If you’re trying to slim down or maintain a trim figure, you probably already know it’s important to eat a healthy diet (think: lean protein, whole grains and plenty of produce), mind your portions and be active. (More on that here: 5 Simple Ways to Stay Slim.) But you might be surprised to learn that how you set up your kitchen can help—or hinder—your efforts too.
Here are six ways to subtly organize your kitchen to naturally help you make diet-friendly choices.
—Brierley Wright, M.S., R.D.
Research shows that the proximity and visibility of food increases your chance of eating that food. “Visibility is extremely important,” says David Just, Ph.D., an associate professor of behavioral economics at Cornell University. “Whatever you see first is what you’re likely to start thinking about.” So make the healthier, lower-calorie fare the first thing you see: fill the center shelf of your fridge with loads of fresh veggies (prewash and cut them so there’s one less “barrier” to digging in) or leave a stocked fruit bowl out on your counter.
Just as healthier foods should be easy to spot, less healthy ones should be stashed out of sight. One study—led by Brian Wansink of Cornell University’s Food and Brand Lab (and an EatingWell advisor)—found people wolf down more than twice as many chocolates when they’re right in front of them compared to when they’re farther away (six feet) and covered. Stash snacks like chips, cookies or cereal in a cabinet. People who do this tend to weigh 15 to 20 pounds less than people who store snacks on their kitchen counters, says David Just. And for good measure, you could tuck them away in opaque containers. The easiest way to avoid temptation: don’t bring sweets or unhealthy snacks home—or do it only on occasion.
Related: 3 Ways to Break Your Sugar Habit
Studies by Brian Wansink and others have shown that people eat more when they’re served food in or on larger dishes. Even nutrition experts—people trained in food and calories—overdo it. One of Wansink’s studies involved his nutrition students and colleagues at an ice cream social. When the nutritionists used larger bowls, they served and ate 31 percent more ice cream than those with smaller bowls. Try serving your ice cream in a small bowl (or maybe even a ramekin) to avoid an ice cream overload. You can apply this concept to your main meals, too, and use a 7-inch plate, which is about the size of a salad plate or child-size plate.
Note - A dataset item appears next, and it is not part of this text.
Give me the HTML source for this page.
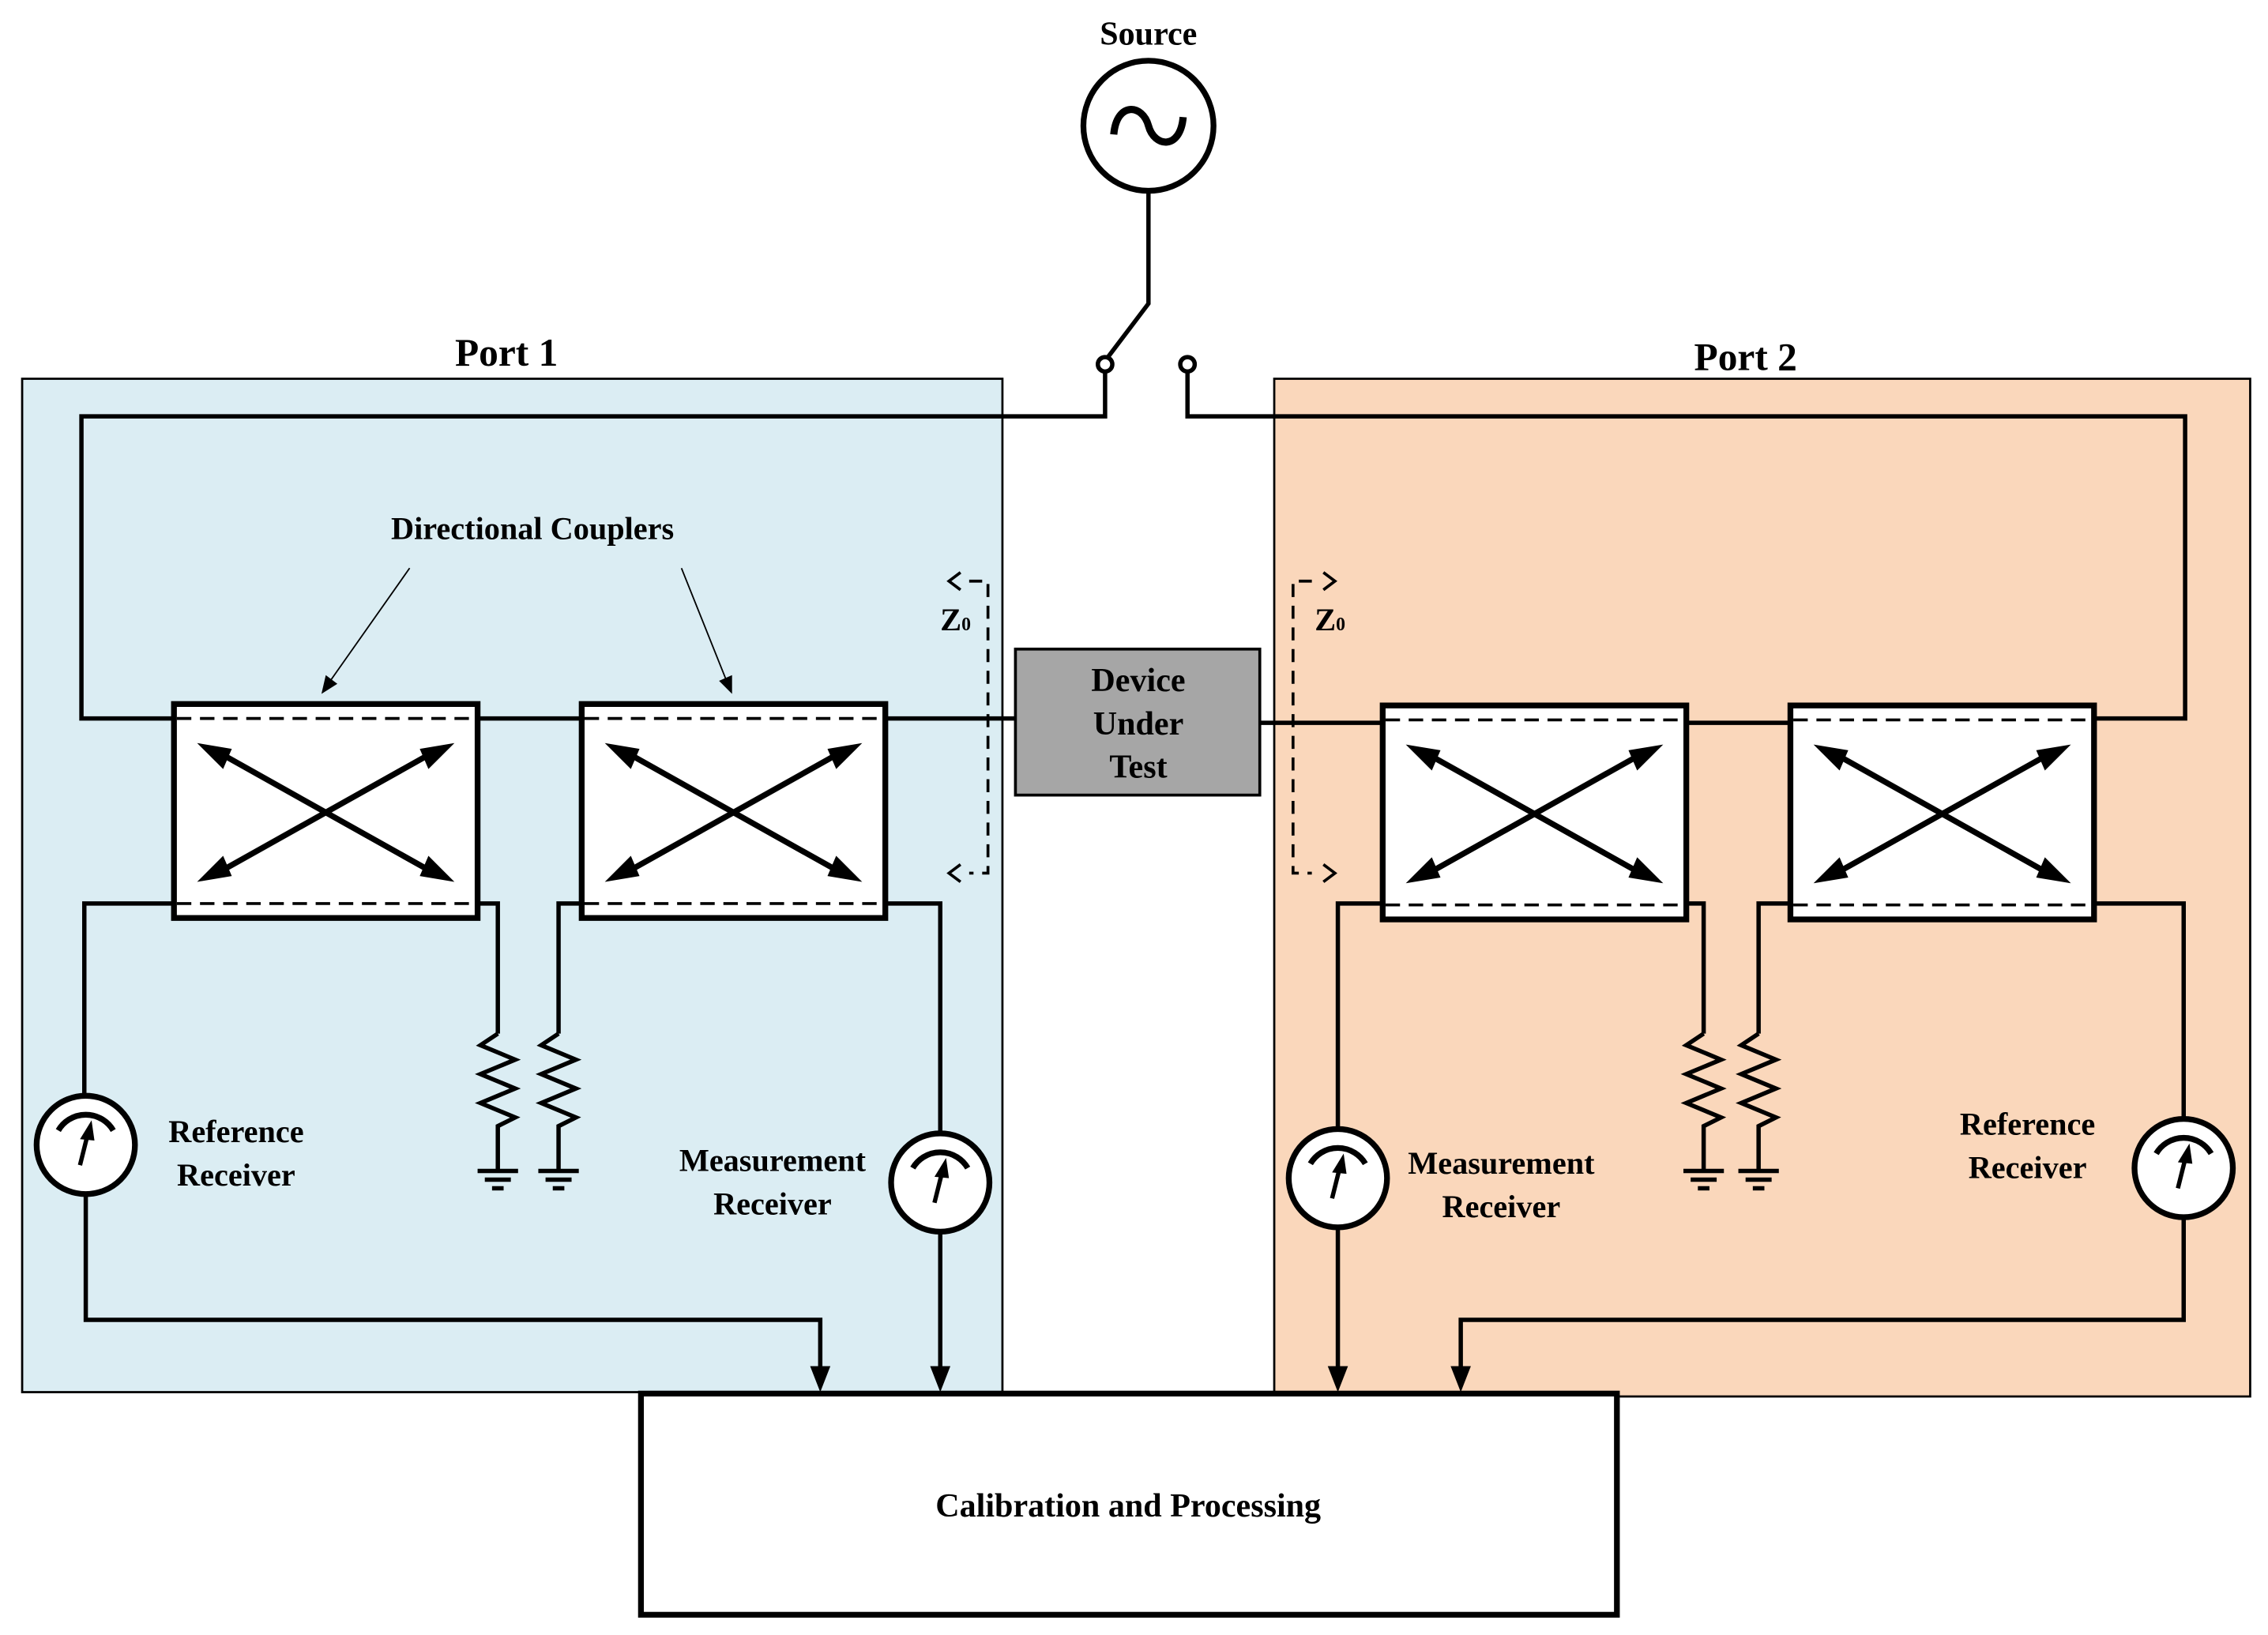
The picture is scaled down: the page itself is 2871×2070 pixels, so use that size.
<!DOCTYPE html>
<html><head><meta charset="utf-8"><style>html,body{margin:0;padding:0;background:#fff}svg{display:block}text{font-family:"Liberation Serif",serif;font-weight:bold;fill:#000}</style></head><body>
<svg width="2871" height="2070" viewBox="0 0 1568 1131" xmlns="http://www.w3.org/2000/svg">
<defs>
<g id="cp">
<rect x="0" y="0" width="210" height="148" fill="#fff" stroke="#000" stroke-width="4"/>
<line x1="2" y1="10" x2="208" y2="10" stroke="#000" stroke-width="2" stroke-dasharray="10,6"/>
<line x1="2" y1="138" x2="208" y2="138" stroke="#000" stroke-width="2" stroke-dasharray="10,6"/>
<line x1="30" y1="33" x2="180" y2="117" stroke="#000" stroke-width="4"/>
<line x1="180" y1="33" x2="30" y2="117" stroke="#000" stroke-width="4"/>
<polygon points="16,27 34,45 40,31" fill="#000"/>
<polygon points="194,123 176,105 170,119" fill="#000"/>
<polygon points="194,27 176,45 170,31" fill="#000"/>
<polygon points="16,123 34,105 40,119" fill="#000"/>
</g>
<g id="mt">
<circle cx="0" cy="0" r="34" fill="#fff" stroke="#000" stroke-width="4"/>
<path d="M-19,-10 A22,22 0 0 1 19,-10" fill="none" stroke="#000" stroke-width="4"/>
<line x1="-4" y1="14" x2="1" y2="-6" stroke="#000" stroke-width="3"/>
<polygon points="4,-17 -4,-4 6,-3" fill="#000"/>
</g>
<g id="rg" fill="none" stroke="#000" stroke-width="3">
<polyline points="0,0 -12,8 12,18 -12,28 12,38 -12,48 12,58 0,64 0,95"/>
<line x1="-14" y1="95" x2="14" y2="95"/><line x1="-9" y1="101" x2="9" y2="101"/><line x1="-4" y1="107" x2="4" y2="107"/>
</g>
</defs>
<rect x="15" y="262" width="678" height="701" fill="#dbedf3" stroke="#000" stroke-width="1.5"/>
<rect x="881" y="262" width="675" height="704" fill="#fad7bb" stroke="#000" stroke-width="1.5"/>
<text x="794" y="31" font-size="23" text-anchor="middle">Source</text>
<text x="350" y="253" font-size="27" text-anchor="middle">Port 1</text>
<text x="1207" y="256" font-size="27" text-anchor="middle">Port 2</text>
<circle cx="794" cy="87" r="45" fill="#fff" stroke="#000" stroke-width="4"/>
<path d="M770,93 C772,70 790,72 794,87 C798,102 816,104 818,81" fill="none" stroke="#000" stroke-width="5"/>
<g fill="none" stroke="#000" stroke-width="3">
<polyline points="794,132 794,210 766,247"/>
<polyline points="764,257 764,288 56,288 56,497 120,497"/>
<polyline points="821,257 821,288 1511,288 1511,497 1447,497"/>
<line x1="330" y1="497" x2="402" y2="497"/><line x1="613" y1="497" x2="702" y2="497"/>
<line x1="871" y1="500" x2="956" y2="500"/><line x1="1165" y1="500" x2="1238" y2="500"/>
<polyline points="120,625 58,625 58,758"/>
<polyline points="330,625 344,625 344,715"/>
<polyline points="402,625 386,625 386,715"/>
<polyline points="613,625 650,625 650,783"/>
<polyline points="956,625 925,625 925,781"/>
<polyline points="1165,625 1178,625 1178,715"/>
<polyline points="1238,625 1216,625 1216,715"/>
<polyline points="1447,625 1510,625 1510,773"/>
<polyline points="59,827 59,913 567,913 567,950"/>
<polyline points="650,853 650,950"/>
<polyline points="925,850 925,950"/>
<polyline points="1510,843 1510,913 1010,913 1010,950"/>
</g>
<g fill="#000">
<polygon points="560,945 574,945 567,963"/>
<polygon points="643,945 657,945 650,963"/>
<polygon points="918,945 932,945 925,963"/>
<polygon points="1003,945 1017,945 1010,963"/>
</g>
<circle cx="764" cy="252" r="5" fill="#fff" stroke="#000" stroke-width="3"/>
<circle cx="821" cy="252" r="5" fill="#fff" stroke="#000" stroke-width="3"/>
<use href="#cp" x="120" y="487"/><use href="#cp" x="402" y="487"/>
<use href="#cp" x="956" y="488"/><use href="#cp" x="1238" y="488"/>
<use href="#rg" x="344" y="715"/><use href="#rg" x="386" y="715"/>
<use href="#rg" x="1178" y="715"/><use href="#rg" x="1216" y="715"/>
<use href="#mt" x="59" y="792"/><use href="#mt" x="650" y="818"/>
<use href="#mt" x="925" y="815"/><use href="#mt" x="1510" y="808"/>
<rect x="702" y="449" width="169" height="101" fill="#a6a6a6" stroke="#000" stroke-width="2"/>
<text font-size="23" text-anchor="middle"><tspan x="787" y="478">Device</tspan><tspan x="787" y="508">Under</tspan><tspan x="787" y="538">Test</tspan></text>
<text x="368" y="373" font-size="22" text-anchor="middle">Directional Couplers</text>
<line x1="283" y1="393" x2="226" y2="474" stroke="#000" stroke-width="1"/>
<line x1="471" y1="393" x2="503" y2="473" stroke="#000" stroke-width="1"/>
<polygon points="222,480 233,473 225,467" fill="#000"/>
<polygon points="506,480 497,471 506,467" fill="#000"/>
<g fill="none" stroke="#000" stroke-width="2" stroke-dasharray="9,6">
<polyline points="670,402 683,402 683,604 670,604"/>
<polyline points="907,402 894,402 894,604 907,604"/>
</g>
<g fill="none" stroke="#000" stroke-width="2">
<polyline points="664,396 656,402 664,408"/><polyline points="664,598 656,604 664,610"/>
<polyline points="915,396 923,402 915,408"/><polyline points="915,598 923,604 915,610"/>
</g>
<text x="650" y="436" font-size="22">Z<tspan font-size="13">0</tspan></text>
<text x="909" y="436" font-size="22">Z<tspan font-size="13">0</tspan></text>
<text font-size="22" text-anchor="middle"><tspan x="163" y="790">Reference</tspan><tspan x="163" y="820">Receiver</tspan></text>
<text font-size="22" text-anchor="middle"><tspan x="534" y="810">Measurement</tspan><tspan x="534" y="840">Receiver</tspan></text>
<text font-size="22" text-anchor="middle"><tspan x="1038" y="812">Measurement</tspan><tspan x="1038" y="842">Receiver</tspan></text>
<text font-size="22" text-anchor="middle"><tspan x="1402" y="785">Reference</tspan><tspan x="1402" y="815">Receiver</tspan></text>
<rect x="443" y="964" width="675" height="153" fill="#fff" stroke="#000" stroke-width="4"/>
<text x="780" y="1049" font-size="23" text-anchor="middle">Calibration and Processing</text>
</svg>
</body></html>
In the same ice cream social study, nutritionists who used the larger serving spoon served and ate 15 percent more ice cream. And—a double whammy—those who received a large bowl and a large serving spoon ate the most: 57% more than those with the smaller spoon and bowl combo. So dish up dinner (or breakfast or lunch) with your everyday silverware in place of oversized serving utensils.
Your preference for short, wide tumblers may also be sabotaging your diet. Here’s why: In a recent study of college students, as much as 30 percent more liquor was poured into tumblers than into highball glasses. Although this study looked only at alcoholic beverages, the concept could, in theory, apply to any drink that delivers calories—which is basically anything but water, club soda or diet drinks.
A new study published in Psychological Reports found that a relaxed environment increases satisfaction and decreases consumption by around 18 percent, or roughly 175 calories. Try softening the lights or put on a little background music—whatever helps melt away your anxiety or stress before you sit down to eat.